Source excerpt:

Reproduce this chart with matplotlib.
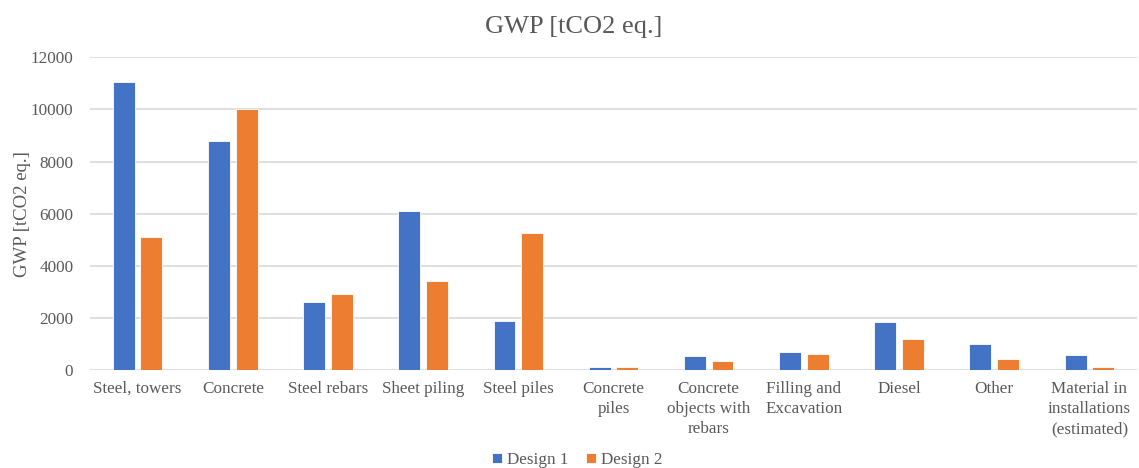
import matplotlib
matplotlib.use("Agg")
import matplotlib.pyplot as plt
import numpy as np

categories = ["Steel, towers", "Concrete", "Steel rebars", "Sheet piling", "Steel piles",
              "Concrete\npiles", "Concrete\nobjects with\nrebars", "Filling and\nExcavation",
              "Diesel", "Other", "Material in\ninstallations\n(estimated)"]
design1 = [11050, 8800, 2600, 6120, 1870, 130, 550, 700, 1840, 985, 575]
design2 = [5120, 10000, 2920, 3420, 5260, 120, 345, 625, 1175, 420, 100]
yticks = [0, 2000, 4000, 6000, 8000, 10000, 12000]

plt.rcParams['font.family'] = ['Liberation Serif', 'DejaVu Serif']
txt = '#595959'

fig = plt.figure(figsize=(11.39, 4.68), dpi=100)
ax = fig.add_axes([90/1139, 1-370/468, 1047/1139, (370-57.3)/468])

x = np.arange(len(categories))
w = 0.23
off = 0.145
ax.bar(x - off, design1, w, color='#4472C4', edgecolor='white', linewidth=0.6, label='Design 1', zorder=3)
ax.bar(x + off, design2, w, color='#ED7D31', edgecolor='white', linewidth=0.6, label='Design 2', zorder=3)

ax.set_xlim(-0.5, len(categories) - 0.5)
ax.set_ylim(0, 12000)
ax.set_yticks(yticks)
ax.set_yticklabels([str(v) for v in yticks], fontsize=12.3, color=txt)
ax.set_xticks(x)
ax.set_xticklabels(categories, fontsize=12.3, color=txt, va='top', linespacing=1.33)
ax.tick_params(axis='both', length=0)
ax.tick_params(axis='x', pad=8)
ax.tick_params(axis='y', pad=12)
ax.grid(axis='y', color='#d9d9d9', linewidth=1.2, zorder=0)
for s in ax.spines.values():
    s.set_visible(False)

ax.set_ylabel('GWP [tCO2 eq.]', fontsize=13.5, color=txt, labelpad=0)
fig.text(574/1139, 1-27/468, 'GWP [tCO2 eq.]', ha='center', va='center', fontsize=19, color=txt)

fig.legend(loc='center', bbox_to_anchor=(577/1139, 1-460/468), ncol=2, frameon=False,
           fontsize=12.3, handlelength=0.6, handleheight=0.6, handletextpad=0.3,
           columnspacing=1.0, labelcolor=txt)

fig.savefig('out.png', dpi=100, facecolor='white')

What is expected: Transcribe exactly, with no pictures, the lines running from the first line of the material through the line holding "import numpy as np".

Output of the task:
Reproduce this chart with matplotlib.
import matplotlib
matplotlib.use("Agg")
import matplotlib.pyplot as plt
import numpy as np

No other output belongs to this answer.